Sunday, March 8, 2009

What the Market is Really Saying

As the Obama Bear rages on, it is obvious that the vast majority of pundits, journalists, and other assorted “experts” are utterly clueless about what is going on. With every new daily drop in the stock market, we hear the same stale old voices rising to tell us why. It was a renewed request for bailout funds for some company in trouble, or the latest government economic report, or it’s those nasty short-sellers. But, I suspect that there is something else going on here…something much deeper and possibly profound.

A hint of what I am talking about was provided by Investors Business Daily. In a March 2, 2009 editorial entitled Capital On Strike, IBD observed the following:

Investors have walked away from investing, while businesses shut down factories and offices and slash jobs.

This is both highly significant and dangerous. Capital, bluntly put, has gone on strike. Those who own wealth are pushing it to the sidelines, as a young and inexperienced president tries to jam through the most sweeping economic changes in over 70 years.

The prospect of these changes becoming law has already radically altered our nation's economy. Entrepreneurs and CEOs who once created new products, new services, jobs and trillions in wealth for America's workers and retirees now find themselves vilified and punished for their success.

ABC News reported this week that many upper-income taxpayers already are planning to cut back on work and investments to stay under $250,000 in income — the point where Obama's punitive taxes kick in. No one wins from this, yet Obama seems oblivious.


Forget what the so-called experts are telling us. I believe the stock market is adjusting to the reality that an American president and one of the two major political parties have declared war on productive achievement. I had thought up until recently that the country might muddle through for awhile, with a recovery that struggles against the headwinds of expanding government. That may still happen, but that scenario is looking more and more likely to be too optimistic.
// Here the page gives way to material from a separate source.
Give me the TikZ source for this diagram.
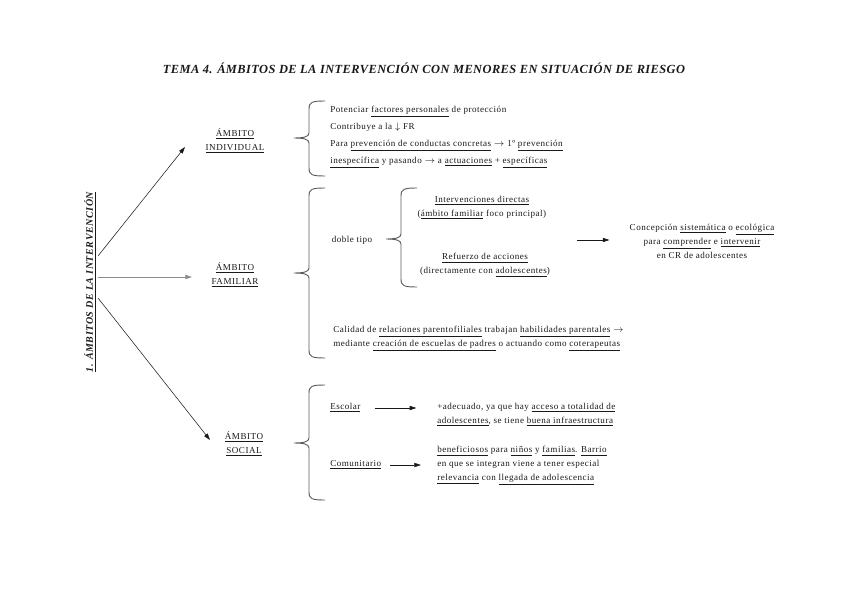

The beginnings of accelerating economic and societal decline that is inevitable under current trends may not be 10 or 20 years down the road, but upon us now.

Back in October 2008, I wrote a post (The Obama Bear?) raising the specter of a possible Obama effect on the stock market. I wrote:

If this were Hillary Clinton we were talking about, I would draw some consolation from Fisher’s observations [that Democratic presidents are phonies and never meant most of what they said in their populist, anticapitalist campaigns. They could never get reelected if they really delivered on their campaign promises.]. But Barack Obama is a Left-wing ideologue who is committed, on principle, to his altruist-collectivist-Marxist dogma. He…embraces the vicious altruist notion that the needy and the poor hold a first mortgage on the lives and wealth of the productive, because they are needy and poor. It is hard to overestimate the devastating consequences that an Obama-with-a-large-congressional-democratic-majority presidency can inflict on America…or the stock market…even in only one term.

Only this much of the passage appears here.